Bristol’s pioneering Watershed cinema and media centre has received funding to build on the creativity and compassion of communities during the Covid-19 pandemic through stories, narratives and public imagination projects.
The National Lottery Community Fund has given £49,500 to the Towards Equitable Futures programme, enabling Watershed to work with a design team that includes Zahra Ash-Harper (its independent creative director of inclusion), Bill Sharpe (independent futures practitioner and researcher in science, technology and society), Rife (the online magazine that supports young people to have their voices heard) and Pervasive Media Studio community to together imagine a new future.
They will bring together a community of 165 creatives, researchers, students and companies drawn from cultures and backgrounds across Bristol. The work is to be created in the Pervasive Media Studio, using art and creative technology to explore, interrogate and invent the future.
They will work side by side, meet regularly and engage in shared action around themes such as technology, ethics and sustainability.
will take as its starting point the fact that change is common currency but is still not fully representative and that while change has happened, it has been on the interdependent structures of white privilege, patriarchy and extractive capitalism, therefore full participation has not always been possible.
Pervasive Media Studio executive producer Jo Lansdowne said: “We want to say a huge thank you to The National Lottery and its players for the opportunity to look to the future with courage and imagination.

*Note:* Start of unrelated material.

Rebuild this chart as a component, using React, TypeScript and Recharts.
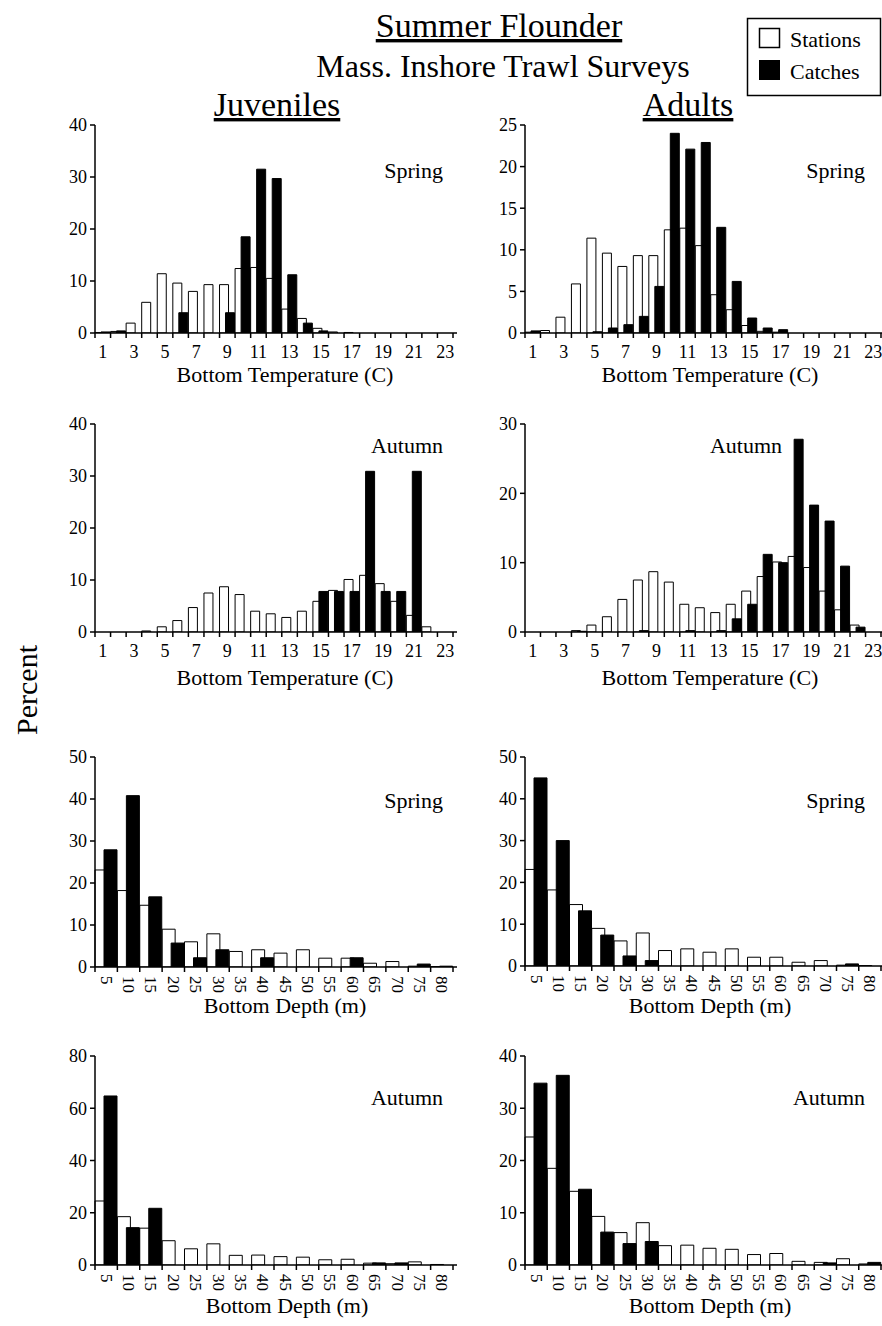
import React from "react";
import { BarChart, Bar, XAxis, YAxis } from "recharts";

const SERIF = '"Liberation Serif", "Times New Roman", Times, serif';

// temperature bins (C) and depth bins (m)
const tempBins = ["1", "2", "3", "4", "5", "6", "7", "8", "9", "10", "11", "12", "13", "14", "15", "16", "17", "18", "19", "20", "21", "22", "23"];
const depthBins = ["5", "10", "15", "20", "25", "30", "35", "40", "45", "50", "55", "60", "65", "70", "75", "80"];

// stations are the same for juveniles and adults
const springTempStations = [0.1, 0.3, 1.9, 5.9, 11.4, 9.6, 8.0, 9.3, 9.3, 12.4, 12.6, 10.5, 4.6, 2.8, 0.9, 0.2, 0.1, 0, 0, 0, 0, 0, 0];
const juvSpringTempCatches = [0.2, 0.4, 0, 0, 0, 3.9, 0, 0, 3.9, 18.5, 31.5, 29.7, 11.2, 1.9, 0.4, 0, 0, 0, 0, 0, 0, 0, 0];
const adultSpringTempCatches = [0.25, 0, 0, 0, 0.15, 0.6, 1.0, 2.0, 5.6, 24.0, 22.1, 22.9, 12.7, 6.2, 1.8, 0.6, 0.4, 0, 0, 0, 0, 0, 0];

const autumnTempStations = [0, 0, 0, 0.2, 1.0, 2.2, 4.7, 7.5, 8.7, 7.2, 4.0, 3.5, 2.8, 4.0, 5.9, 8.0, 10.1, 10.9, 9.3, 5.9, 3.2, 1.0, 0];
const juvAutumnTempCatches = [0, 0, 0, 0, 0, 0, 0, 0, 0, 0, 0, 0, 0, 0, 7.8, 7.8, 7.8, 30.9, 7.8, 7.8, 30.9, 0, 0];
const adultAutumnTempCatches = [0, 0, 0, 0.1, 0, 0, 0, 0.2, 0, 0, 0.2, 0, 0.2, 1.9, 4.0, 11.2, 10.0, 27.8, 18.3, 16.0, 9.5, 0.7, 0];

const springDepthStations = [23.1, 18.2, 14.7, 9.0, 6.0, 7.9, 3.7, 4.1, 3.3, 4.1, 2.1, 2.1, 0.9, 1.3, 0.2, 0.1];
const juvSpringDepthCatches = [27.9, 40.8, 16.7, 5.7, 2.2, 4.1, 0, 2.2, 0, 0, 0, 2.2, 0, 0, 0.7, 0.2];
const adultSpringDepthCatches = [45.0, 30.0, 13.2, 7.4, 2.4, 1.3, 0, 0, 0, 0, 0, 0, 0, 0, 0.5, 0];

const autumnDepthStations = [24.5, 18.5, 14.1, 9.3, 6.2, 8.1, 3.7, 3.8, 3.2, 3.0, 2.0, 2.2, 0.7, 0.5, 1.2, 0.2];
const juvAutumnDepthCatches = [64.7, 14.3, 21.7, 0, 0, 0, 0, 0, 0, 0, 0, 0, 0.8, 0.8, 0, 0];
const adultAutumnDepthCatches = [34.8, 36.3, 14.5, 6.3, 4.1, 4.5, 0, 0, 0, 0, 0, 0, 0, 0.4, 0, 0.5];

type BinTickProps = {
  x?: number;
  y?: number;
  index?: number;
  payload?: { value: string };
  half: number;
  count: number;
  depth?: boolean;
};

const BinTick = ({ x = 0, y = 0, index = 0, payload, half, count, depth }: BinTickProps) => {
  const last = index === count - 1;
  const ly = y + 9;
  return (
    <g>
      <line x1={x - half} x2={x - half} y1={y} y2={y + 5} stroke="#000" strokeWidth={1.5} />
      {last && <line x1={x + half} x2={x + half} y1={y} y2={y + 5} stroke="#000" strokeWidth={1.5} />}
      {last && <line x1={x + half} x2={x + half + 4} y1={y} y2={y} stroke="#000" strokeWidth={1.5} />}
      {depth ? (
        <text
          x={x}
          y={ly}
          transform={`rotate(90 ${x} ${ly})`}
          textAnchor="start"
          dominantBaseline="central"
          fontSize={17}
          fontFamily={SERIF}
          fill="#000"
        >
          {payload?.value}
        </text>
      ) : index % 2 === 0 ? (
        <text x={x} y={y + 25} textAnchor="middle" fontSize={18} fontFamily={SERIF} fill="#000">
          {payload?.value}
        </text>
      ) : null}
    </g>
  );
};

type PanelProps = {
  x: number;
  y: number;
  w: number;
  h: number;
  bins: string[];
  stations: number[];
  catches: number[];
  yTicks: number[];
  depth?: boolean;
};

const Panel = ({ x, y, w, h, bins, stations, catches, yTicks, depth }: PanelProps) => {
  const data = bins.map((bin, i) => ({ bin, stations: stations[i], catches: catches[i] }));
  const band = w / bins.length;
  const barSize = depth ? 13 : 9;
  const gap = depth ? -4 : -3;
  return (
    <div style={{ position: "absolute", left: x - 60, top: y - 15 }}>
      <BarChart
        width={w + 80}
        height={h + 60}
        data={data}
        margin={{ top: 15, right: 20, left: 0, bottom: 0 }}
        barGap={gap}
      >
        <XAxis
          dataKey="bin"
          height={45}
          interval={0}
          tickLine={false}
          tickSize={0}
          tickMargin={0}
          axisLine={{ stroke: "#000", strokeWidth: 1.5 }}
          tick={(p: any) => (
            <BinTick
              x={p.x}
              y={p.y}
              index={p.index}
              payload={p.payload}
              half={band / 2}
              count={bins.length}
              depth={depth}
            />
          )}
        />
        <YAxis
          width={60}
          domain={[0, yTicks[yTicks.length - 1]]}
          ticks={yTicks}
          interval={0}
          allowDataOverflow
          tickSize={5}
          tickMargin={3}
          axisLine={{ stroke: "#000", strokeWidth: 1.5 }}
          tickLine={{ stroke: "#000", strokeWidth: 1.5 }}
          tick={{ fill: "#000", fontSize: 18, fontFamily: SERIF }}
        />
        <Bar dataKey="stations" fill="#fff" stroke="#000" strokeWidth={1} barSize={barSize} isAnimationActive={false} />
        <Bar dataKey="catches" fill="#000" stroke="#000" strokeWidth={1} barSize={barSize} isAnimationActive={false} />
      </BarChart>
    </div>
  );
};

export default function App() {
  const L = 95;
  const R = 525;
  const LW = 358;
  const RW = 356;
  return (
    <div
      style={{
        position: "relative",
        width: 882,
        height: 1326,
        overflow: "hidden",
        background: "#fff",
        fontFamily: SERIF,
      }}
    >
      <style>{"body{margin:0}"}</style>

      <Panel x={L} y={125} w={LW} h={208} bins={tempBins} stations={springTempStations} catches={juvSpringTempCatches} yTicks={[0, 10, 20, 30, 40]} />
      <Panel x={R} y={125} w={RW} h={208} bins={tempBins} stations={springTempStations} catches={adultSpringTempCatches} yTicks={[0, 5, 10, 15, 20, 25]} />
      <Panel x={L} y={424} w={LW} h={208} bins={tempBins} stations={autumnTempStations} catches={juvAutumnTempCatches} yTicks={[0, 10, 20, 30, 40]} />
      <Panel x={R} y={424} w={RW} h={208} bins={tempBins} stations={autumnTempStations} catches={adultAutumnTempCatches} yTicks={[0, 10, 20, 30]} />
      <Panel x={L} y={757} w={LW} h={210} bins={depthBins} stations={springDepthStations} catches={juvSpringDepthCatches} yTicks={[0, 10, 20, 30, 40, 50]} depth />
      <Panel x={R} y={757} w={RW} h={209} bins={depthBins} stations={springDepthStations} catches={adultSpringDepthCatches} yTicks={[0, 10, 20, 30, 40, 50]} depth />
      <Panel x={L} y={1056} w={LW} h={209} bins={depthBins} stations={autumnDepthStations} catches={juvAutumnDepthCatches} yTicks={[0, 20, 40, 60, 80]} depth />
      <Panel x={R} y={1056} w={RW} h={209} bins={depthBins} stations={autumnDepthStations} catches={adultAutumnDepthCatches} yTicks={[0, 10, 20, 30, 40]} depth />

      <svg
        width={882}
        height={1326}
        style={{ position: "absolute", left: 0, top: 0, pointerEvents: "none" }}
        fontFamily={SERIF}
        fill="#000"
      >
        <text x={499} y={37} fontSize={34} textAnchor="middle" textDecoration="underline">Summer Flounder</text>
        <text x={503} y={77} fontSize={32} textAnchor="middle">Mass. Inshore Trawl Surveys</text>
        <text x={277} y={116} fontSize={34} textAnchor="middle" textDecoration="underline">Juveniles</text>
        <text x={688} y={116} fontSize={34} textAnchor="middle" textDecoration="underline">Adults</text>

        {/* legend */}
        <rect x={747.5} y={18.5} width={133} height={77} fill="#fff" stroke="#000" strokeWidth={1.5} />
        <rect x={759.5} y={28.5} width={20} height={19} fill="#fff" stroke="#000" strokeWidth={1.5} />
        <rect x={759} y={60} width={21} height={20} fill="#000" />
        <text x={790} y={47} fontSize={22}>Stations</text>
        <text x={790} y={79} fontSize={22}>Catches</text>

        <text x={37} y={690} fontSize={30} textAnchor="middle" transform="rotate(-90 37 690)">Percent</text>

        <text x={443} y={178} fontSize={22} textAnchor="end">Spring</text>
        <text x={865} y={178} fontSize={22} textAnchor="end">Spring</text>
        <text x={443} y={453} fontSize={22} textAnchor="end">Autumn</text>
        <text x={782} y={453} fontSize={22} textAnchor="end">Autumn</text>
        <text x={443} y={808} fontSize={22} textAnchor="end">Spring</text>
        <text x={865} y={808} fontSize={22} textAnchor="end">Spring</text>
        <text x={443} y={1105} fontSize={22} textAnchor="end">Autumn</text>
        <text x={865} y={1105} fontSize={22} textAnchor="end">Autumn</text>

        <text x={285} y={382} fontSize={22} textAnchor="middle">Bottom Temperature (C)</text>
        <text x={710} y={382} fontSize={22} textAnchor="middle">Bottom Temperature (C)</text>
        <text x={285} y={685} fontSize={22} textAnchor="middle">Bottom Temperature (C)</text>
        <text x={710} y={685} fontSize={22} textAnchor="middle">Bottom Temperature (C)</text>
        <text x={285} y={1013} fontSize={22} textAnchor="middle">Bottom Depth (m)</text>
        <text x={710} y={1013} fontSize={22} textAnchor="middle">Bottom Depth (m)</text>
        <text x={287} y={1313} fontSize={22} textAnchor="middle">Bottom Depth (m)</text>
        <text x={710} y={1313} fontSize={22} textAnchor="middle">Bottom Depth (m)</text>
      </svg>
    </div>
  );
}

“Built around creative technology and film the Watershed community is known for challenging the dominant structures of art, society and technology.
“We hope that this project will inform how we rebuild Watershed as a key part of the creative ecology, offering a model for others to learn from – a ‘regenerative compass’ to navigate the future as individuals in relation to our communities and the systems within which they exist.”
Watershed is one of 51 organisations across the UK to receive a grant of up to £50,000 through the Emerging Futures Fund. The funding, from the largest funder of community activity in the UK, will help harness the creativity of civil society and amplify the voices of communities through stories, narratives and public imagination projects.